Полагаю, мой разум не затуманен горем. Я подозреваю, что существовал заговор с целью ускорить смерть отца, а может, даже вызвать ее. Я утвердился в своих выводах, узнав, что личный лекарь Медичи, Пьер Леоне, утонул в колодце, где и был найден после смерти отца. Все говорят, что это самоубийство, вызванное кончиной пациента.
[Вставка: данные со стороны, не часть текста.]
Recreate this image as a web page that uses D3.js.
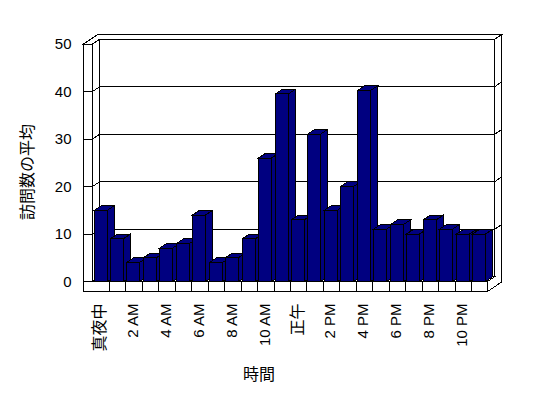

В синьории провели специальное голосование, позволившее моему брату, Пьеро, возложить на себя обязанности отца, хотя ему всего двадцать. Сейчас Пьеро пребывает в сильном расстройстве и неуверенности, поэтому я не могу пока обращаться к нему по поводу женитьбы. В такое время я должен его поддерживать, а не отвлекать на посторонние дела.
Мое горе усугубляет то, что я не сумел поговорить с Вами на похоронах моего отца, и то, что так и не смог встретиться с Вами у Сан-Лоренцо.
Думаю, будет не лишним уничтожить это письмо; если у нас есть враги, мне бы не хотелось, чтобы Вы когда-нибудь стали для них мишенью.
Знайте, что я Вас люблю. Знайте, что при первой же возможности я обращусь к Пьеро.
Ваш навеки, Джулиано».
XXXIV
В течение следующих нескольких месяцев, когда весна уже перешла в лето, моя жизнь превратилась в мучительное ожидание. Леонардо как в воду канул — ни писем, ни этюдов. Но что хуже всего, я не получала вестей от Джулиано.
О его старшем брате, однако, сплетничали по всему городу. Пьеро уделял больше внимания развлечениям и женщинам, нежели дипломатии и политике. Давно было известно, как переживал его отец из-за того, что старшему сыну не хватало сообразительности, зато гордыни было не занимать. Особенно расстраивался Лоренцо из-за высокомерия Пьеро и был прав. После смерти Великолепного прошло всего несколько месяцев, а Пьеро умудрился настроить против себя двух ближайших отцовских советников и почти всех приоров. Дело усугубил тот факт, что его мать, Клариче, происходила из благородного и всесильного клана Орсини, которые называли себя принцами; к тому же Пьеро женился на Альфонсине Орсини из Неаполя. По этой причине его считали чужаком — на одну треть флорентийцем, на две трети самозваным принцем.
Савонарола искусно воспользовался этим фактом для своих проповедей, в которых призывал бедняков восстать против угнетателей, хотя при этом ни разу не назвал Пьеро по имени. Начали расти настроения против Медичи, впервые люди стали, открыто выражать свое недовольство семейством, причем не только на улицах, но даже и во дворцах.
Убитая горем, я не могла придумать больше ни одного предлога, чтобы избежать проповедей фра Джироламо. Я терпеливо высиживала на них, надеясь, что моя покорность смягчит отцовское сердце, и он не отвергнет Джулиано в качестве моего кавалера. Вот так и получилось, что дважды в день я ездила в Сан-Лоренцо и слушала яростные речи маленького доминиканца. В конце июля, когда умер Папа Иннокентий, Савонарола объявил это еще одним знаком гнева Божия; в середине августа, когда на трон Святого Петра поднялся новый Папа, Савонарола впал в ярость. Кардинал Родриго Борджиа, ставший теперь Папой Александром VI, осмелился поселиться в Ватикане вместе со своими незаконнорожденными отпрысками, Чезаре и Лукрецией. При этом он не стал, как большинство кардиналов и Пап до него, называть их племянниками; он бесстыдно настаивал на том, чтобы детей считали его законными наследниками. Кроме того, ходили слухи о блудницах в папском дворце, об оргиях и пьянстве. Это было еще одно доказательство, что Божий гнев неминуем.
Дзалумма сидела рядом со мной в церкви, но мысленно была где-то далеко. Мне было ясно, что она вовсе не размышляет над словами проповедника, как могло бы показаться; я знала, что воображение унесло ее куда-то далеко, возможно, в любимые горы, которые она покинула еще девочкой. Я тоже мечтала. Перед моим мысленным взором возникала вилла в Кастелло, все красивые вещи, собранные там, а иногда я вспоминала свою экскурсию по кабинету Великолепного и вновь любовалась блеском огромного рубина и гладкой халцедоновой чашей Клеопатры.